The OS does, however, need to have some awareness about how kernel threads are mapped to processor execution contexts. Consider the processor above, which has four cores, and can interleave execution of four logical threads on each core. Now consider a program that spawns four pthreads. It would certainly be unwise for the OS to associate the four pthreads onto four execution contexts on the same physical core! Then one core would be busy running the threads (interleaving their execution on its resources) and the other three would sit idle!

Question: For those of you that have taken 15-410, can you list all that must happen for an OS to perform a content switch between two processes (or kernel threads)?
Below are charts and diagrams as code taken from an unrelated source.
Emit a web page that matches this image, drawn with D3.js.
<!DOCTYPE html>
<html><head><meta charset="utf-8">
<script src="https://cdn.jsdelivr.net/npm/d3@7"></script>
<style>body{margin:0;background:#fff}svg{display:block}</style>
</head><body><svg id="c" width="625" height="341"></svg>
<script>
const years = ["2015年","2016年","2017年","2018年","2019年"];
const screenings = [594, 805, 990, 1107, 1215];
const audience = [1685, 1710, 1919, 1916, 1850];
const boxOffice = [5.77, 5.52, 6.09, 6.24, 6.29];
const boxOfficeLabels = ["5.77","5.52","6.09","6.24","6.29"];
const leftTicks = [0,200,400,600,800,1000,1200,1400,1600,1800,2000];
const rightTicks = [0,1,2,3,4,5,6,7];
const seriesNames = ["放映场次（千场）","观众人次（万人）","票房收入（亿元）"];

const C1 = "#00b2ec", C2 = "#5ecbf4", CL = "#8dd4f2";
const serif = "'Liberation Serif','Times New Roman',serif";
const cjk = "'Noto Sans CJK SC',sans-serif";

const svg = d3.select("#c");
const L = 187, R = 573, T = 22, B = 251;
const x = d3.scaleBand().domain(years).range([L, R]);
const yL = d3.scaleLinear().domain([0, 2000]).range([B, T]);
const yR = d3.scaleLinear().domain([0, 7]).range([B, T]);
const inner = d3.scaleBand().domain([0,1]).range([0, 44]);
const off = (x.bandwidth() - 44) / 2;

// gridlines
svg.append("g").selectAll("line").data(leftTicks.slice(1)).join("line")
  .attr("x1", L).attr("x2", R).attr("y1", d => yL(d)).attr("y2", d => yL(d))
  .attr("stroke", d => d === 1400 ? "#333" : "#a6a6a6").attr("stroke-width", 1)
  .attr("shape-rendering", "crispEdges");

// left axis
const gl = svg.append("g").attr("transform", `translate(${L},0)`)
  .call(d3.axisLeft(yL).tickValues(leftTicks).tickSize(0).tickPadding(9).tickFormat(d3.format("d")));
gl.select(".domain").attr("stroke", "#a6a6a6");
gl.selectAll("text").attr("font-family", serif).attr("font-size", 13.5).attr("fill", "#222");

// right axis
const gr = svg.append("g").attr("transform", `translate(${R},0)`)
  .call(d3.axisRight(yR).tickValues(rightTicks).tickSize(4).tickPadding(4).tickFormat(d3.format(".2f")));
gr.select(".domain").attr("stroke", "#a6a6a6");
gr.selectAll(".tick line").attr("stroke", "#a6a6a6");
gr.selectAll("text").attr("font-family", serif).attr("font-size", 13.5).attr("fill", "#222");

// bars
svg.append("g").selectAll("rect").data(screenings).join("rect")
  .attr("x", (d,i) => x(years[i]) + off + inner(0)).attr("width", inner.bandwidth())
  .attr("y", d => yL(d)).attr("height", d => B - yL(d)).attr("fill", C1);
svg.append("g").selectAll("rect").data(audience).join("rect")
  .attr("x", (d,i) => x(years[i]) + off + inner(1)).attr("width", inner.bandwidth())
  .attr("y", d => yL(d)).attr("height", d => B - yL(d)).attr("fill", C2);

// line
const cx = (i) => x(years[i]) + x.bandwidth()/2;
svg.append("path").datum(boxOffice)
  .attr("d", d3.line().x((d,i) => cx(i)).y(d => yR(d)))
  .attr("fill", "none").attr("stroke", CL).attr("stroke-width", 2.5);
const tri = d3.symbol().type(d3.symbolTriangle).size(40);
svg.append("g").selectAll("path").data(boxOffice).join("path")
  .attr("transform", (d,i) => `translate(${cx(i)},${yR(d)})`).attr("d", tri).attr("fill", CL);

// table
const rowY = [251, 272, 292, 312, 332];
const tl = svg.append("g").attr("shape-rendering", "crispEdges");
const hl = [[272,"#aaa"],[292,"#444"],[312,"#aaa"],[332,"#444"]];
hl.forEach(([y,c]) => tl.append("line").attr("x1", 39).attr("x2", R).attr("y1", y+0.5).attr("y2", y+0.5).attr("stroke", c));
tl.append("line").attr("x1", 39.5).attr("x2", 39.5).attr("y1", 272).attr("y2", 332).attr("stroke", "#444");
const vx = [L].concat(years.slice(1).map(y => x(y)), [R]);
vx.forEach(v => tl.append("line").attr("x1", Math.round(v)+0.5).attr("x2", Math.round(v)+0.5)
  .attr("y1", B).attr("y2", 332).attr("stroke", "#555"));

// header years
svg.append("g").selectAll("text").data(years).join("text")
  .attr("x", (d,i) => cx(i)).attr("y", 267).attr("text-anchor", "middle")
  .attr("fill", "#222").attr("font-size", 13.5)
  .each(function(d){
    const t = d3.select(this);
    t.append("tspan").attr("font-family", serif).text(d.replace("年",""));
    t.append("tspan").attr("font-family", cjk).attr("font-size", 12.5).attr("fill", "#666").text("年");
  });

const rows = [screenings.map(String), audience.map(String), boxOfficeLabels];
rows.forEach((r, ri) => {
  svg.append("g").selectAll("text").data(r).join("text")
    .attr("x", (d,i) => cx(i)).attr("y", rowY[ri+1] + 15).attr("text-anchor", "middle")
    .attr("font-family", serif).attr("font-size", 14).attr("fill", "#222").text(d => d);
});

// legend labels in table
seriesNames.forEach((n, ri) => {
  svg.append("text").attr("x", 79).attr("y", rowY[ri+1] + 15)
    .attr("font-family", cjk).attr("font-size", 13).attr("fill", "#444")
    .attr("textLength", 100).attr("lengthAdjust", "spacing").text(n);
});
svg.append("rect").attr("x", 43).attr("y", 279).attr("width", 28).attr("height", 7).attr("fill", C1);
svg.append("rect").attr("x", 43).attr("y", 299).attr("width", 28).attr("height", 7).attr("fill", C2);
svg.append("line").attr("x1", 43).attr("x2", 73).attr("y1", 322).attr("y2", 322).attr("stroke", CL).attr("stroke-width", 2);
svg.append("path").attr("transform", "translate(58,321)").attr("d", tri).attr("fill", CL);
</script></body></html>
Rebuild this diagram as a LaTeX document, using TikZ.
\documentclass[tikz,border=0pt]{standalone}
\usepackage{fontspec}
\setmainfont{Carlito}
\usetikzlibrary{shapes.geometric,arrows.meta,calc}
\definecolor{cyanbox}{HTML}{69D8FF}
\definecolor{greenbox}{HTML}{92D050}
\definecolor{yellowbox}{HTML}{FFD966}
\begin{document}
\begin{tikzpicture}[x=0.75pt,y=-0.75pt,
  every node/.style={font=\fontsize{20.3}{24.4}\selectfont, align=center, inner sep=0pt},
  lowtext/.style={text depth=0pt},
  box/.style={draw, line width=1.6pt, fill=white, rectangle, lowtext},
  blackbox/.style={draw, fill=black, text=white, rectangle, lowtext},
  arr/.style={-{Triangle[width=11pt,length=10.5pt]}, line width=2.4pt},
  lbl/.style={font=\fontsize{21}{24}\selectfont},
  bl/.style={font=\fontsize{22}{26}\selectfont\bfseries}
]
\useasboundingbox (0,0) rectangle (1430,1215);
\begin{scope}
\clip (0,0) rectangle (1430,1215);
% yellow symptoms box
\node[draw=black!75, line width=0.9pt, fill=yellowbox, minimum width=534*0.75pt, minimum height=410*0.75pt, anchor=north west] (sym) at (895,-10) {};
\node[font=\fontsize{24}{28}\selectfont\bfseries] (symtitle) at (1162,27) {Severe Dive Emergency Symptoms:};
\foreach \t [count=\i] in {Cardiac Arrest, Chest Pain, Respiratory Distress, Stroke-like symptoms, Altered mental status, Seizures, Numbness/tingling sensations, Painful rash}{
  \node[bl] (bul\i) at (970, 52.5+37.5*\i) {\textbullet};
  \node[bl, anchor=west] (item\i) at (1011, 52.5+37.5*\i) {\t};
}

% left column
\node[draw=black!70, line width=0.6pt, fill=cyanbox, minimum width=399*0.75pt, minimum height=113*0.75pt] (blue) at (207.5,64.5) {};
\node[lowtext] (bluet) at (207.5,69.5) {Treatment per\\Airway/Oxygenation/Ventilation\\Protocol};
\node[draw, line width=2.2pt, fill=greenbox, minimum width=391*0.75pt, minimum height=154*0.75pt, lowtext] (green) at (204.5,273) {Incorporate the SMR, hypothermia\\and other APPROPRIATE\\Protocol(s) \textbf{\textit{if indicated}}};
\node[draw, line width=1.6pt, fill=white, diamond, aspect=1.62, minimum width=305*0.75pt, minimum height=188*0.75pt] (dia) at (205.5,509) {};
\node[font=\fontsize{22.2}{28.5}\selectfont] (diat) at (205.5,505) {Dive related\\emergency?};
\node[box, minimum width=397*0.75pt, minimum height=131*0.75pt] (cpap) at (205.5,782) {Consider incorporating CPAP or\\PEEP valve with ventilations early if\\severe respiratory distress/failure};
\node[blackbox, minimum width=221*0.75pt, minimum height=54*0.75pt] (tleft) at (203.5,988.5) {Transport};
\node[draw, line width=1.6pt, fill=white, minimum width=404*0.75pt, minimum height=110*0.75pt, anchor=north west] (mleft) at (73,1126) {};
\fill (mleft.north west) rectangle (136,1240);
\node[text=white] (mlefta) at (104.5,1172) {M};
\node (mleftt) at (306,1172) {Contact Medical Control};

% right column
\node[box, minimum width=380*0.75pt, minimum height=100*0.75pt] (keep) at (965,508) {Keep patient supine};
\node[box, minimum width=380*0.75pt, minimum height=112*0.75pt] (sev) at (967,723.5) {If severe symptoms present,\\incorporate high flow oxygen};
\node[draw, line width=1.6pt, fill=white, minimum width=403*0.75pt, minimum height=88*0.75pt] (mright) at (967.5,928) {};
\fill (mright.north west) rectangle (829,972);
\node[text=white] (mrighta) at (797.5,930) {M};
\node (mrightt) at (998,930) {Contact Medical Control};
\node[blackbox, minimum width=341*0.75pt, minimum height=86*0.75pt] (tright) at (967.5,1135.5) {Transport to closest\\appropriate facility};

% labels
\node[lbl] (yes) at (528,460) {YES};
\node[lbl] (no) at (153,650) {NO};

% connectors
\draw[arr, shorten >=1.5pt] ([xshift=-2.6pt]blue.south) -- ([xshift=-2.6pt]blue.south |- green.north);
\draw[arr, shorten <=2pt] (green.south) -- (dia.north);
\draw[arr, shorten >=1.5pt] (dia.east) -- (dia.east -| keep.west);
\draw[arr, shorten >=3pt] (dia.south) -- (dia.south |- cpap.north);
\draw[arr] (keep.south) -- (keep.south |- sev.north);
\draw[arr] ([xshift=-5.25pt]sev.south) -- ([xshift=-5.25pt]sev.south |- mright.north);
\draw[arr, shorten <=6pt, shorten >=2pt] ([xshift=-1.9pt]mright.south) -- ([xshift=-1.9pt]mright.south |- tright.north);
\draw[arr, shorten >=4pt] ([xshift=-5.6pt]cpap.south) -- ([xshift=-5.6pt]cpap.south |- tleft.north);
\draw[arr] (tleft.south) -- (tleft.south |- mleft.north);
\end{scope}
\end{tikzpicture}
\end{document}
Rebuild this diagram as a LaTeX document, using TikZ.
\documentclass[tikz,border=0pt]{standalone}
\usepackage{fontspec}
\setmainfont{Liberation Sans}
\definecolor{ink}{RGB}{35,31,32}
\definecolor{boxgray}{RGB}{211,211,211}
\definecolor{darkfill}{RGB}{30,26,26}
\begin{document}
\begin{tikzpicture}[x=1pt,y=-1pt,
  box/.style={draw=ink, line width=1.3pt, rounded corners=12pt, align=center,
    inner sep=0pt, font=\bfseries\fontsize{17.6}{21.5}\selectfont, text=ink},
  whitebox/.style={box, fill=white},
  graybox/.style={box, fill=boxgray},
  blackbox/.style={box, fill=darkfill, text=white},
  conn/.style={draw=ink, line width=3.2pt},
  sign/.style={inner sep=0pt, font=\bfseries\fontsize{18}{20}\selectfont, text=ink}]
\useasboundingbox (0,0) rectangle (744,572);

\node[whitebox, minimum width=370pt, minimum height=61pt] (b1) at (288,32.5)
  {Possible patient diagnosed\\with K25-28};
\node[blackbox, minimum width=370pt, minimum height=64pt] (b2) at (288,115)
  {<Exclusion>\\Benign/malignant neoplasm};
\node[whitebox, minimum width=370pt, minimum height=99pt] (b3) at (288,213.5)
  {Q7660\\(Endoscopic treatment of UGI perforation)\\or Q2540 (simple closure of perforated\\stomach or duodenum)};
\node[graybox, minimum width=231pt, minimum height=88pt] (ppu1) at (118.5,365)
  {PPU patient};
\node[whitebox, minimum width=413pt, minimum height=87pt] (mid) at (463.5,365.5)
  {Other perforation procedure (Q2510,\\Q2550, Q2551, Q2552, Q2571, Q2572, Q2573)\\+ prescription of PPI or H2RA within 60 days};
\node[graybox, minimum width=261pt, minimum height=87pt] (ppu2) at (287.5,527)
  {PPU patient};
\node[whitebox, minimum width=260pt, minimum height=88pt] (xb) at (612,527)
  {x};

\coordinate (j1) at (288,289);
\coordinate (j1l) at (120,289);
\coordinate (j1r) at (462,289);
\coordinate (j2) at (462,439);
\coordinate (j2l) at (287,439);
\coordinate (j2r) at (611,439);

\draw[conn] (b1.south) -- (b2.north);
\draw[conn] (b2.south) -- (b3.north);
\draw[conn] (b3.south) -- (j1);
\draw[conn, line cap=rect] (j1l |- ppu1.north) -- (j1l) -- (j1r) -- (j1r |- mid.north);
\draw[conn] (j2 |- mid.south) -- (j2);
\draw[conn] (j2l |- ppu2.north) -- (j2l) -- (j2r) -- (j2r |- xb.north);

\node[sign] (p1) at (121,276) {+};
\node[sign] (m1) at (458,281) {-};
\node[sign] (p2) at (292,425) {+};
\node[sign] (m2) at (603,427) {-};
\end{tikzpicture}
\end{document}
It should quickly become clear that an OS process context switch involves quite a bit of work.

lkung

OS process context switching involves the overhead of storing the context of the process you're switching from (A) and then restoring the context of the process you want to switch to (B).

  • saving A's registers
  • restoring B's saved registers
  • re-scheduling A, setting B as running
  • loading B's PCB
  • switching to B's PDBR, which usually flushes the TLB (resulting in misses when translating virtual -> physical addresses as the cache warms up again)

The 410 book (Operating System Concepts) says that typical context switch speeds are a few milliseconds (I have the 7th ed, so it may be a bit outdated). "It varies from machine to machine, depending on the memory speed, the number of registers that must be copied, and the existence of special instructions (such as a single instruction to load or store all register). Context-switch times are highly dependent on hardware support. For instance, some processors (such as the Sun UltraSPARC) provide multiple sets of registers. A context switch here simply requires changing the pointer to the current register set."

dmatlack

The state of the running process must be saved and the state of the next process must be restored:

  1. Storing all register values of the currently running process somewhere in kernel memory and then populating registers with the state of the next process. Included in the "state" of a process is all general purpose registers, the program counter, eflags register, data segment registers, etc.
  2. The page directory and tables must be swapped (which requires wiping the TLB).

Preceding this save-and-restore of state there is also work to be done in order to select the next runnable thread (scheduling) and some synchronization.